One week later Lučiūnas was invited to take part in a discussion on Eurovision and politics organized by the Lithuanian Social Democratic Youth Union. Having been subjected to some bullying on the social media, Lučiūnas joked that he had not received any “serious threats” for his vote – except some people promising to “remove certain [of his] body parts and shove them up some others”. After the vote, Lučiūnas’ inbox and Facebook profile was drowned in often hostile messages, but he says he does not take them seriously.
“I think the noise is natural – people keep thinking that they need to do things the way everyone else does, but in this case, the jury members had a different take,” he said.
Meanwhile strategic communication expert Mykolas Katkus gave a more sinister reading of Russia’s Eurovision performance.

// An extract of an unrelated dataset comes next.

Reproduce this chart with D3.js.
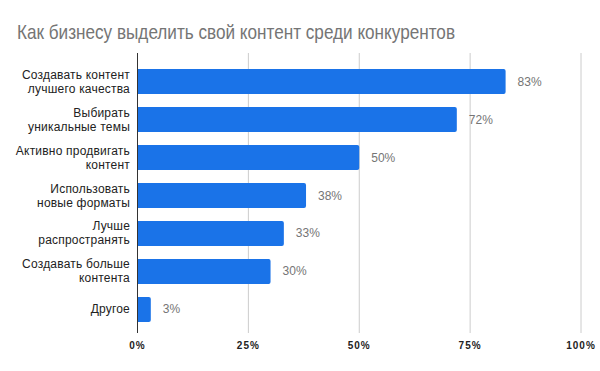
<!DOCTYPE html>
<html>
<head>
<meta charset="utf-8">
<script src="https://cdn.jsdelivr.net/npm/d3@7"></script>
<style>
body { margin: 0; background: #fff; }
text { font-family: "Liberation Sans", Arial, sans-serif; }
</style>
</head>
<body>
<div id="chart"></div>
<script>
var width = 600,
	height = 371;

var categories = [
	["Создавать контент", "лучшего качества"],
	["Выбирать", "уникальные темы"],
	["Активно продвигать", "контент"],
	["Использовать", "новые форматы"],
	["Лучше", "распространять"],
	["Создавать больше", "контента"],
	["Другое"]
];
var values = [83, 72, 50, 38, 33, 30, 3];
var ticks = [0, 25, 50, 75, 100];

var plotTop = 53,
	plotBottom = 333;

var svg = d3.select("#chart")
	.append("svg")
		.attr("width", width)
		.attr("height", height)
		.style("background-color", "#fff");

// title is set in a narrow face in the original, squeeze it to the same width
svg.append("text")
	.attr("x", 17)
	.attr("y", 38.5)
	.attr("font-size", 21)
	.attr("fill", "#757575")
	.attr("textLength", 438)
	.attr("lengthAdjust", "spacingAndGlyphs")
	.text("Как бизнесу выделить свой контент среди конкурентов");

var x = d3.scaleLinear()
	.domain([0, 100])
	.range([137.5, 581]);

var y = d3.scaleBand()
	.domain(d3.range(values.length))
	.range([69, 322])
	.paddingInner(0.342)
	.paddingOuter(0);

// grid
svg.selectAll(".grid")
	.data(ticks.slice(1))
	.enter()
	.append("line")
		.attr("x1", function(d){ return x(d); })
		.attr("x2", function(d){ return x(d); })
		.attr("y1", plotTop)
		.attr("y2", plotBottom)
		.attr("stroke", "#cccccc")
		.attr("stroke-width", 1);

// bars, slightly rounded at the right end
svg.selectAll(".bar")
	.data(values)
	.enter()
	.append("path")
		.attr("fill", "#1a73e8")
		.attr("d", function(d, i){
			var x0 = x(0), x1 = x(d), y0 = y(i), h = y.bandwidth(), r = 2;
			return "M" + x0 + "," + y0 +
				"H" + (x1 - r) +
				"Q" + x1 + "," + y0 + " " + x1 + "," + (y0 + r) +
				"V" + (y0 + h - r) +
				"Q" + x1 + "," + (y0 + h) + " " + (x1 - r) + "," + (y0 + h) +
				"H" + x0 + "Z";
		});

// zero axis
svg.append("line")
	.attr("x1", x(0))
	.attr("x2", x(0))
	.attr("y1", plotTop)
	.attr("y2", plotBottom)
	.attr("stroke", "#333")
	.attr("stroke-width", 1);

// value labels
svg.selectAll(".val")
	.data(values)
	.enter()
	.append("text")
		.attr("x", function(d){ return x(d) + 12; })
		.attr("y", function(d, i){ return y(i) + y.bandwidth() / 2 + 4; })
		.attr("font-size", 12)
		.attr("fill", "#757575")
		.text(function(d){ return d + "%"; });

// category labels
var cat = svg.selectAll(".cat")
	.data(categories)
	.enter()
	.append("text")
		.attr("text-anchor", "end")
		.attr("font-size", 12)
		.attr("letter-spacing", 0.2)
		.attr("fill", "#222");

cat.selectAll("tspan")
	.data(function(d, i){
		return d.map(function(line, j){ return {line: line, j: j, n: d.length, i: i}; });
	})
	.enter()
	.append("tspan")
		.attr("x", 130)
		.attr("y", function(d){
			var c = y(d.i) + y.bandwidth() / 2;
			return c + 4 + (d.j - (d.n - 1) / 2) * 14;
		})
		.text(function(d){ return d.line; });

// x tick labels
svg.selectAll(".tick")
	.data(ticks)
	.enter()
	.append("text")
		.attr("x", function(d){ return x(d); })
		.attr("y", 349)
		.attr("text-anchor", "middle")
		.attr("font-size", 10)
		.attr("font-weight", "bold")
		.attr("letter-spacing", 1)
		.attr("fill", "#222")
		.text(function(d){ return d + "%"; });
</script>
</body>
</html>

The song, its message and Gagarina’s “resemblance to Marilyn Monroe” is part of a “well-planned public relations campaign”, he said at the discussion on Monday. “Bearing in mind that the Kremlin is today basically one big PR agency, we can only wonder how much effort was put into this.”
The Eurovision victory, he added, would only have aggravated Russia’s propaganda campaign.
“It’s up to everyone to decide how they are to react to Russia’s obvious use of art – from the Big Theatre and classical music to pop culture – for propagating its current values,” Katkus said. “I think that Lithuania reacted wonderfully, in the political sense, by ignoring it.”
He also drew attention to what he said was hypocrisy at heart of the Russian Eurovision entry.
“What does it mean to send a girl in white to sing to the entire world about peace at the same time as the Russian army is stamping on the body of another nation? It is, after all, a move that requires exceptional cynicism and balls. Ten points for professionalism, one point for morals,” Katkus said.
Meanwhile Lithuania’s performers at this year’s Eurovision Song Contest, Monika Linkytė and Vaidas Baumila, say they like Gagarina’s song and sympathise with the Russian singer who had the misfortune to find herself in crossfire of geopolitical tensions.
“The Russian performer’s message was about peace – it is hard to say if [art] should be separated from politics or not,” Baumila said.
“Standing near her [Gagarina], I got the impression that she was really very sincere and open,” Linkytė added. “But looking at what is going on in the world, perhaps the state is simply playing her.”